• _WHAT THE TASK REQUIRES_:
Everything from the line with "What matplotlib code" down to the line with "plt.rcParams['font.family'] = ['Liberation" below must be printed exactly, those two lines included. Exclude pictures.

• _DATA FOR THIS TASK_:
▼

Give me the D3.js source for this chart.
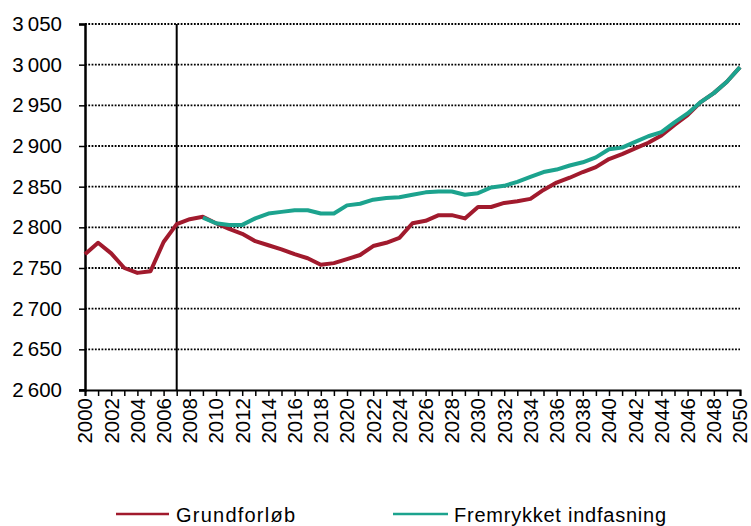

▲
▼

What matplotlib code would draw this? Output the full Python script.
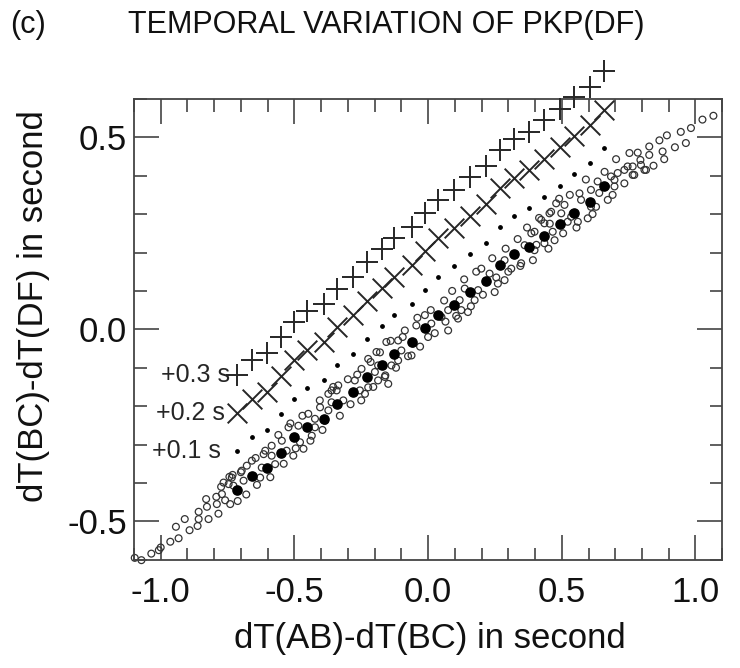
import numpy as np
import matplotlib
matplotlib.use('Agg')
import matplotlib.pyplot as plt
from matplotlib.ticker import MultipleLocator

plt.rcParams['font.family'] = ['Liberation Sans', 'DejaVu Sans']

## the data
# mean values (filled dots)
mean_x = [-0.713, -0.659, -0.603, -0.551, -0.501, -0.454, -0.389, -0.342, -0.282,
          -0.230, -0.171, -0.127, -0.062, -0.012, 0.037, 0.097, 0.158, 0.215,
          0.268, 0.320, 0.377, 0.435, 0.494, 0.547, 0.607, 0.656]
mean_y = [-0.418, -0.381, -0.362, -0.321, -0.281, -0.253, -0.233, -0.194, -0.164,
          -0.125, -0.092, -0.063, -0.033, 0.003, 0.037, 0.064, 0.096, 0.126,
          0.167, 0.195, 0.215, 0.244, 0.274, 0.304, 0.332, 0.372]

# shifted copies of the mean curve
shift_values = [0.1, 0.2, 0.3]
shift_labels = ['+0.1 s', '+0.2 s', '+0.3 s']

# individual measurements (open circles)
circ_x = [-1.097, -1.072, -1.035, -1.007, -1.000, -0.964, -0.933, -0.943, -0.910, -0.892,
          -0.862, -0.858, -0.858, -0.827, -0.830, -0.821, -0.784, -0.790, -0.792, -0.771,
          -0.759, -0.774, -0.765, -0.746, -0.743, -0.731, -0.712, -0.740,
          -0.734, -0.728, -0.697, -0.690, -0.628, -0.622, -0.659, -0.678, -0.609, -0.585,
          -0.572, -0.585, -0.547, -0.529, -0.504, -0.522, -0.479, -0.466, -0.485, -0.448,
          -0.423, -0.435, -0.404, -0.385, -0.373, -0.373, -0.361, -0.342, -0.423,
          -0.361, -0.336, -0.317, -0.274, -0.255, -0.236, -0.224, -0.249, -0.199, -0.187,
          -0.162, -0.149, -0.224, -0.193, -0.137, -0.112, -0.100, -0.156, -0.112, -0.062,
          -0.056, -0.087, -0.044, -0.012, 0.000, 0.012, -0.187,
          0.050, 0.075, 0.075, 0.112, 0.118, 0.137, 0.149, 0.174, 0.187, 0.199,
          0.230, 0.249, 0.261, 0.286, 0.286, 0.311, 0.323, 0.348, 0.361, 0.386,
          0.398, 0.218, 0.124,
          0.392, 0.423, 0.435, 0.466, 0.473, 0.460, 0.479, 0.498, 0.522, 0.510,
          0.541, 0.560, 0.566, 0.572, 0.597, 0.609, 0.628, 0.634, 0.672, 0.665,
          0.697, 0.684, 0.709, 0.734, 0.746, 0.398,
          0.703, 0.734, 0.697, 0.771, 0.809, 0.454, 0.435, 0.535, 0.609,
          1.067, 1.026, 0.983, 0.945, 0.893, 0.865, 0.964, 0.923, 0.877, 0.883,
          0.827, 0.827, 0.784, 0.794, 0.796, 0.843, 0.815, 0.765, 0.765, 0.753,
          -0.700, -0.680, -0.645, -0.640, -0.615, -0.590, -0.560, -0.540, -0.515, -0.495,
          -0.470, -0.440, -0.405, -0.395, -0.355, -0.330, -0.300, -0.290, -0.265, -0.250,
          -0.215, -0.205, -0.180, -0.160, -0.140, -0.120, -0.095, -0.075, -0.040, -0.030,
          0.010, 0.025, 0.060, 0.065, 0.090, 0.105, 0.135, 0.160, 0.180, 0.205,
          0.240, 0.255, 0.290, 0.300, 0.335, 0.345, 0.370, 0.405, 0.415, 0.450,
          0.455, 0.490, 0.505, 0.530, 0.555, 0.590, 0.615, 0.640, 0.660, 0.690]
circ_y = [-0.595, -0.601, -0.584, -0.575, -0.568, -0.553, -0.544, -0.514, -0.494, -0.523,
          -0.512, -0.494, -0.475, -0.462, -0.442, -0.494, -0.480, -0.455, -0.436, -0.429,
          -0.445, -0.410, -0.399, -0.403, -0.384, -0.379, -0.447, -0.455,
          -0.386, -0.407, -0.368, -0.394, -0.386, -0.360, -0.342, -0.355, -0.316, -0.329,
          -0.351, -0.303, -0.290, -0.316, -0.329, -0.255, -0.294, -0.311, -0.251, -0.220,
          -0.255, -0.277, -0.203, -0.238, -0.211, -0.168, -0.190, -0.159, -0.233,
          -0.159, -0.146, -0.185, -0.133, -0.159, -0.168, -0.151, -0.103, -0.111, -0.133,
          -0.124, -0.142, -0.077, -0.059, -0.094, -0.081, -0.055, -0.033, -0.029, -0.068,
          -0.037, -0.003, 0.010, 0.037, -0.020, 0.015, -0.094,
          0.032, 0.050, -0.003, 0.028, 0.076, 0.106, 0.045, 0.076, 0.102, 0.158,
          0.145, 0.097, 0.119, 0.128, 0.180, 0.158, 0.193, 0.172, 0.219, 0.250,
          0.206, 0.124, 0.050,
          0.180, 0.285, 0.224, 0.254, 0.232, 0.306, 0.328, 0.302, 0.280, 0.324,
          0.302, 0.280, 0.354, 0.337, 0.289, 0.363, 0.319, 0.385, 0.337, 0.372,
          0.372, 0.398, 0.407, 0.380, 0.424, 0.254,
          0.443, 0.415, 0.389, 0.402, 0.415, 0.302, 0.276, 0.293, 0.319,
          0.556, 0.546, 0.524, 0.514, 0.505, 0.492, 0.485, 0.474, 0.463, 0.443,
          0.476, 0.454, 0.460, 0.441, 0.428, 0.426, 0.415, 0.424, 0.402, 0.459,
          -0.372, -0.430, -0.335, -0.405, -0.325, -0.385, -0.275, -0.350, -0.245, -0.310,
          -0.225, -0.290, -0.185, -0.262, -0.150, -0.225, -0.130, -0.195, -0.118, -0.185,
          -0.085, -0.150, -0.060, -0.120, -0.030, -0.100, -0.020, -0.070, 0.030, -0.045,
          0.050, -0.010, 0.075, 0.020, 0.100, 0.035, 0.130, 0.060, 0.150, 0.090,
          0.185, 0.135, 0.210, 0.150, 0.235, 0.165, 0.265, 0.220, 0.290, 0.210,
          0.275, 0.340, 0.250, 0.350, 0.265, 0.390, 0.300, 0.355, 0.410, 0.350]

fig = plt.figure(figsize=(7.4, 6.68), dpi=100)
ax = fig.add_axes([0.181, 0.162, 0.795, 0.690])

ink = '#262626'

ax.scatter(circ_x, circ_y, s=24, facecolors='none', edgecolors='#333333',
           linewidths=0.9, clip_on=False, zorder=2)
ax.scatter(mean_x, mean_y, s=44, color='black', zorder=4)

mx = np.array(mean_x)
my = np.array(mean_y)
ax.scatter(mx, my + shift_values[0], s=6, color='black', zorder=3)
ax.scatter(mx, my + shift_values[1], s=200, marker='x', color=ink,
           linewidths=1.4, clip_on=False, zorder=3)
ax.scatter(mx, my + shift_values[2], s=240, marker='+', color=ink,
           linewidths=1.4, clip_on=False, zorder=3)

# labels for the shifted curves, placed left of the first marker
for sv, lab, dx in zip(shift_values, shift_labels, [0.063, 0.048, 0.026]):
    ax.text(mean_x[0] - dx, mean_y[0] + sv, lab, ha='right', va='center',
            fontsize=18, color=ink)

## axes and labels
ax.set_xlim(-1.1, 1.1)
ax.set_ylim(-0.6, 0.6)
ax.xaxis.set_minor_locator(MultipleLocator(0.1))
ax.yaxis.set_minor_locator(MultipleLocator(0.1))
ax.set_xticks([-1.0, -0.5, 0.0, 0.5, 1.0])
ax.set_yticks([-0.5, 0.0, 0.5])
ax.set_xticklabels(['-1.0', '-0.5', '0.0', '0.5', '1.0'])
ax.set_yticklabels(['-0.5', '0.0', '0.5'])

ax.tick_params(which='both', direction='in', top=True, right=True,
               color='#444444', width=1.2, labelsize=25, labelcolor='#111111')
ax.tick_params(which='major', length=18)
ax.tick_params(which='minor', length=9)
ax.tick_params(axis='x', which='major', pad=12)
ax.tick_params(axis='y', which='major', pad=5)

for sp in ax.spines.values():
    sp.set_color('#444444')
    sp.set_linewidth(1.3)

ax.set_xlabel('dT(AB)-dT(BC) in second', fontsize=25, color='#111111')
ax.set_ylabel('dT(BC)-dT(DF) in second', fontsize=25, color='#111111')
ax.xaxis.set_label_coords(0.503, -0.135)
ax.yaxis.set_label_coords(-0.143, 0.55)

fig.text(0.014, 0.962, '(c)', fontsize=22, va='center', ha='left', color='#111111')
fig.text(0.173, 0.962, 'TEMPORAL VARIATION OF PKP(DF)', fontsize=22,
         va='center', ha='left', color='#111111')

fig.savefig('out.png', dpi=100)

▲

• _OUTPUT FOR THIS TASK_:
What matplotlib code would draw this? Output the full Python script.
import numpy as np
import matplotlib
matplotlib.use('Agg')
import matplotlib.pyplot as plt
from matplotlib.ticker import MultipleLocator

plt.rcParams['font.family'] = ['Liberation Sans', 'DejaVu Sans']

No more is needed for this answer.